Your CSS for this might look something like:

.overlay {
  position: absolute;
  z-index: 1000;
  color: blue;
  background: rgba(0, 0, 0, 0.2);
  padding: 30px;
}

Now you've got a canvas element (which, given nothing else on the screen will end up top-left of the page) and an absolutely positioned overlay element that has a z-index of 1000 to keep it above the canvas (which it would be anyway in this case). It's got a semi-transparent background so you'll see the canvas through it and its cheerily says 'Hello World' in blue.

Once you've initialised Phaser then you can attach that to the canvas element.

For there you can continue to code your Phaser game as you would for any Phaser game, but, at any point you can grab the overlay div and 'muck' with it.
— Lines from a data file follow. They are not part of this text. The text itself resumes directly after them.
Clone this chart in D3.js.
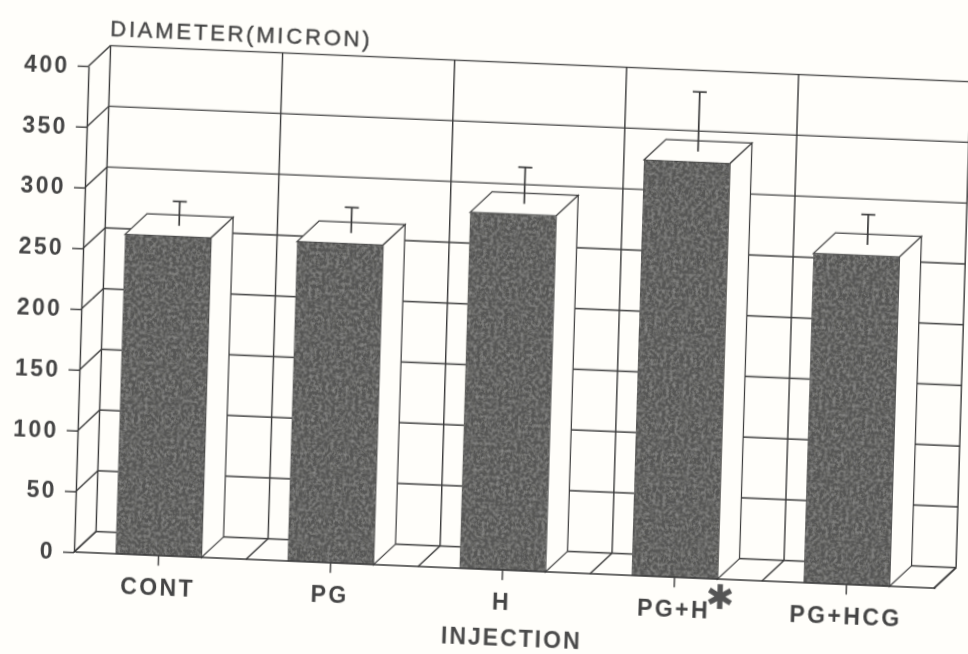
<!DOCTYPE html>
<html lang="en">

<head>
  <meta charset="UTF-8">
  <script src="https://d3js.org/d3.v7.min.js"></script>
  <title>Diameter (micron)</title>
  <style>
    html, body { margin: 0; padding: 0; background: #fffefa; overflow: hidden; }
    svg { display: block; }
    text { font-family: "Liberation Sans", Arial, sans-serif; fill: #444; font-weight: bold; stroke: none; }
  </style>
</head>

<body>
  <svg width="968" height="654"></svg>
</body>
<script>
  const categories = ["CONT", "PG", "H", "PG+H", "PG+HCG"];
  const diameters = [263, 263, 293, 342, 271];
  const errors = [20, 21, 30, 49, 25];
  const yTicks = [0, 50, 100, 150, 200, 250, 300, 350, 400];

  const svg = d3.select("svg");
  const lineColor = "#3a3a3a";
  const barColor = "#565654";

  const plotWidth = 860;
  const plotHeight = 486;
  const depth = 21.4; // oblique offset of the back wall
  const barShift = -1.5; // bars sit a bit left of the band centre in the original

  // bar texture and a little softness, it is a scanned page
  const defs = svg.append("defs");
  const grain = defs.append("filter").attr("id", "grain")
    .attr("x", 0).attr("y", 0).attr("width", 1).attr("height", 1);
  grain.append("feTurbulence").attr("type", "fractalNoise").attr("baseFrequency", 0.3)
    .attr("numOctaves", 3).attr("seed", 4).attr("result", "noise");
  grain.append("feColorMatrix").attr("in", "noise").attr("type", "matrix")
    .attr("values", "0 0 0 0 0.42  0 0 0 0 0.42  0 0 0 0 0.41  0 0 0 1.0 -0.38").attr("result", "speck");
  grain.append("feComposite").attr("in", "speck").attr("in2", "SourceAlpha").attr("operator", "in").attr("result", "clipped");
  const merge = grain.append("feMerge");
  merge.append("feMergeNode").attr("in", "SourceGraphic");
  merge.append("feMergeNode").attr("in", "clipped");
  defs.append("filter").attr("id", "soft").append("feGaussianBlur").attr("stdDeviation", 0.4);

  // the scanned page is a little rotated, the whole plot sits in this matrix
  const chart = svg.append("g")
    .attr("filter", "url(#soft)")
    .attr("transform", "matrix(1,0.042,-0.03,1,74,552)");

  const xScale = d3.scaleBand()
    .domain(categories)
    .range([barShift, plotWidth + barShift])
    .paddingInner(0.5)
    .paddingOuter(0.25);

  const yScale = d3.scaleLinear()
    .domain([0, 400])
    .range([0, -plotHeight]);

  const step = xScale.step();
  const bounds = d3.range(categories.length + 1).map(i => i * step);

  const line = (g, x1, y1, x2, y2) => g.append("line")
    .attr("x1", x1).attr("y1", y1).attr("x2", x2).attr("y2", y2)
    .attr("stroke", lineColor).attr("stroke-width", 1.4);

  /**
   * back wall, left wall and floor
   */
  const grid = chart.append("g").attr("class", "grid");
  yTicks.forEach(t => {
    line(grid, depth, yScale(t) - depth, plotWidth + depth, yScale(t) - depth);
    line(grid, 0, yScale(t), depth, yScale(t) - depth);
  });
  bounds.forEach(b => {
    line(grid, b + depth, yScale(0) - depth, b + depth, yScale(400) - depth);
    line(grid, b, yScale(0), b + depth, yScale(0) - depth);
  });

  /**
   * bars
   */
  const bars = chart.append("g").attr("class", "bars")
    .selectAll("g")
    .data(categories)
    .join("g");

  const poly = pts => "M" + pts.map(p => p.join(",")).join("L") + "Z";

  // top
  bars.append("path")
    .attr("d", (d, i) => {
      const x0 = xScale(d), x1 = x0 + xScale.bandwidth(), y = yScale(diameters[i]);
      return poly([[x0, y], [x1, y], [x1 + depth, y - depth], [x0 + depth, y - depth]]);
    })
    .attr("fill", "#fffefa").attr("stroke", lineColor).attr("stroke-width", 1.2);

  // right side
  bars.append("path")
    .attr("d", (d, i) => {
      const x1 = xScale(d) + xScale.bandwidth(), y = yScale(diameters[i]);
      return poly([[x1, y], [x1 + depth, y - depth], [x1 + depth, -depth], [x1, 0]]);
    })
    .attr("fill", "#fffefa").attr("stroke", lineColor).attr("stroke-width", 1.2);

  // front
  bars.append("rect")
    .attr("x", d => xScale(d))
    .attr("y", (d, i) => yScale(diameters[i]))
    .attr("width", xScale.bandwidth())
    .attr("height", (d, i) => yScale(0) - yScale(diameters[i]))
    .attr("fill", barColor)
    .attr("filter", "url(#grain)");

  // error bars stand in the middle of the top face
  const errorBars = bars.append("g")
    .attr("transform", d => "translate(" + (xScale(d) + xScale.bandwidth() / 2 + depth / 2) + "," + (-depth / 2) + ")");
  errorBars.append("line")
    .attr("y1", (d, i) => yScale(diameters[i]))
    .attr("y2", (d, i) => yScale(diameters[i] + errors[i]))
    .attr("stroke", lineColor).attr("stroke-width", 1.7);
  errorBars.append("line")
    .attr("x1", -7).attr("x2", 7)
    .attr("y1", (d, i) => yScale(diameters[i] + errors[i]))
    .attr("y2", (d, i) => yScale(diameters[i] + errors[i]))
    .attr("stroke", lineColor).attr("stroke-width", 1.7);

  /**
   * axes
   */
  const yAxis = chart.append("g")
    .attr("class", "axis--y")
    .call(d3.axisLeft(yScale).tickValues(yTicks).tickSize(11).tickPadding(8).tickSizeOuter(0));

  const xAxis = chart.append("g")
    .attr("class", "axis--x")
    .call(d3.axisBottom(xScale).tickSize(10).tickPadding(13).tickSizeOuter(0));

  chart.selectAll(".domain, .tick line")
    .attr("stroke", lineColor).attr("stroke-width", 1.4);
  chart.selectAll(".axis--x .domain").attr("d", "M" + (-barShift) + ",0H" + (plotWidth - barShift));
  chart.selectAll(".axis--y text, .axis--x text")
    .style("font-size", "23px")
    .style("letter-spacing", "2.4px")
    .attr("fill", "#4a4a4a");

  // close the floor on the right
  line(chart, plotWidth, 0, plotWidth + depth, -depth);

  /**
   * titles
   */
  chart.append("text")
    .attr("x", 20.5).attr("y", -517)
    .style("font-size", "22px")
    .style("font-weight", "normal")
    .style("stroke", "#444")
    .style("stroke-width", 0.4)
    .style("letter-spacing", "2.8px")
    .text("DIAMETER(MICRON)");

  chart.append("text")
    .attr("x", 369).attr("y", 76)
    .style("font-size", "23px")
    .style("letter-spacing", "2px")
    .style("fill", "#4a4a4a")
    .text("INJECTION");

  chart.append("text")
    .attr("x", xScale("PG+H") + xScale.bandwidth() / 2 + 46)
    .attr("y", 30)
    .attr("text-anchor", "middle")
    .style("font-family", "'DejaVu Sans'")
    .style("font-size", "34px")
    .style("fill", "#555")
    .text("\u2731");
</script>

</html>
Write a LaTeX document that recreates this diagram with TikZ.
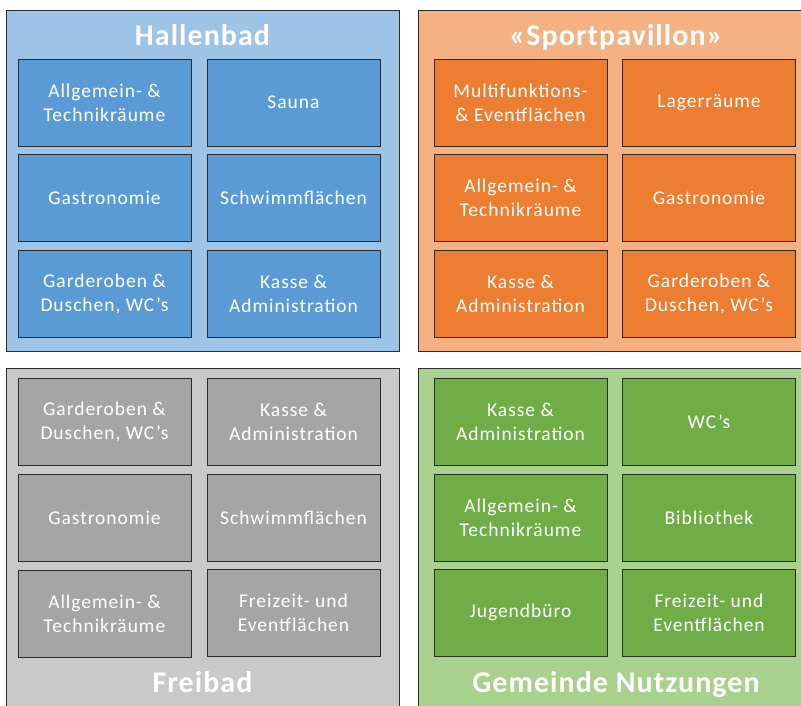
\documentclass[tikz,border=0pt]{standalone}
\usepackage{fontspec}
\setmainfont{Carlito}
\newfontfamily\cellfont[LetterSpace=5]{Carlito}
\newfontfamily\titlefont[LetterSpace=3.5]{Carlito}
\definecolor{bOut}{HTML}{9DC3E6}
\definecolor{bIn}{HTML}{5B9BD5}
\definecolor{oOut}{HTML}{F4B183}
\definecolor{oIn}{HTML}{ED7D31}
\definecolor{gOut}{HTML}{C9C9C9}
\definecolor{gIn}{HTML}{A5A5A5}
\definecolor{nOut}{HTML}{A9D18E}
\definecolor{nIn}{HTML}{70AD47}
\definecolor{edge}{HTML}{2B2B2B}
\begin{document}
\begin{tikzpicture}[x=1pt,y=-1pt,
  outer/.style={draw=edge, line width=0.8pt, minimum width=393pt, minimum height=341pt, anchor=north west, inner sep=0pt},
  cell/.style={draw=edge, line width=0.8pt, minimum width=173pt, minimum height=87pt, text=white,
    font=\cellfont\fontsize{19.5}{24}\selectfont, align=center, inner sep=0pt},
  grouptitle/.style={text=white, font=\titlefont\fontsize{30}{34}\selectfont\bfseries, inner sep=0pt, anchor=base}]
\useasboundingbox (0,0) rectangle (801,706);
\clip (0,0) rectangle (801,706);
\fill[white] (0,0) rectangle (801,706);
% outer groups
\node[outer, fill=bOut] (hb) at (6,10) {};
\node[outer, fill=oOut] (sp) at (418,10) {};
\node[outer, fill=gOut] (fb) at (6,368) {};
\node[outer, fill=nOut] (gn) at (418,368) {};
% titles
\node[grouptitle] (thb) at (202.5,46) {Hallenbad};
\node[grouptitle] (tsp) at (616,46) {«Sportpavillon»};
\node[grouptitle] (tfb) at (202.5,692) {Freibad};
\node[grouptitle] (tgn) at (616,692) {Gemeinde Nutzungen};
% Hallenbad
\node[cell, fill=bIn] (h11) at (104.5,102.5) {Allgemein- \&\\Technikräume};
\node[cell, fill=bIn] (h12) at (293.5,102.5) {Sauna};
\node[cell, fill=bIn] (h21) at (104.5,198) {Gastronomie};
\node[cell, fill=bIn] (h22) at (293.5,198) {Schwimmflächen};
\node[cell, fill=bIn] (h31) at (104.5,293.5) {Garderoben \&\\Duschen, WC’s};
\node[cell, fill=bIn] (h32) at (293.5,293.5) {Kasse \&\\Administration};
% Sportpavillon
\node[cell, fill=oIn] (s11) at (520.5,102.5) {Multifunktions-\\\& Eventflächen};
\node[cell, fill=oIn] (s12) at (709,102.5) {Lagerräume};
\node[cell, fill=oIn] (s21) at (520.5,198) {Allgemein- \&\\Technikräume};
\node[cell, fill=oIn] (s22) at (709,198) {Gastronomie};
\node[cell, fill=oIn] (s31) at (520.5,293.5) {Kasse \&\\Administration};
\node[cell, fill=oIn] (s32) at (709,293.5) {Garderoben \&\\Duschen, WC’s};
% Freibad
\node[cell, fill=gIn] (f11) at (104.5,422) {Garderoben \&\\Duschen, WC’s};
\node[cell, fill=gIn] (f12) at (293.5,422) {Kasse \&\\Administration};
\node[cell, fill=gIn] (f21) at (104.5,517.5) {Gastronomie};
\node[cell, fill=gIn] (f22) at (293.5,517.5) {Schwimmflächen};
\node[cell, fill=gIn] (f31) at (104.5,614) {Allgemein- \&\\Technikräume};
\node[cell, fill=gIn] (f32) at (293.5,612.5) {Freizeit- und\\Eventflächen};
% Gemeinde Nutzungen
\node[cell, fill=nIn] (g11) at (520.5,422) {Kasse \&\\Administration};
\node[cell, fill=nIn] (g12) at (709,422) {WC’s};
\node[cell, fill=nIn] (g21) at (520.5,517.5) {Allgemein- \&\\Technikräume};
\node[cell, fill=nIn] (g22) at (709,517.5) {Bibliothek};
\node[cell, fill=nIn] (g31) at (520.5,612.5) {Jugendbüro};
\node[cell, fill=nIn] (g32) at (709,612.5) {Freizeit- und\\Eventflächen};
\end{tikzpicture}
\end{document}
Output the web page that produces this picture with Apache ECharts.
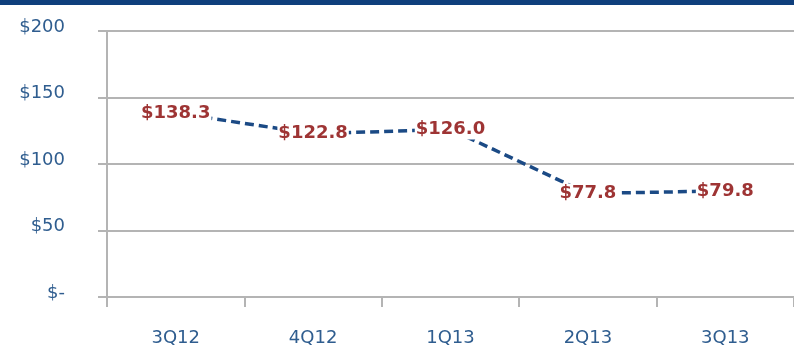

For example, maybe one of your state create functions changes the text in the overlay:

function create () {
  var overlay = document.querySelector('.js-overlay')
  overlay.innerHTML = 'Phaser is awesome!'
}

And thats it, I'd like to say you've reached out of the Phaser boundary in to the page and changed it, but, in reality, there is no boundary, its all just HTML, CSS and JS (in the case of Phaser the HTML and CSS portion is extremely minimal).

An html canvas element is much like any other.

Don't be afraid to do this either, for some stuff like text display and UI standard 'old-fashioned' DOM manipulation easily trumps canvas so if your game relies on these sort of things then it makes perfect sense to use it. Canvas shines for rendering stuff really quick. Use the right tool for the job you need doing.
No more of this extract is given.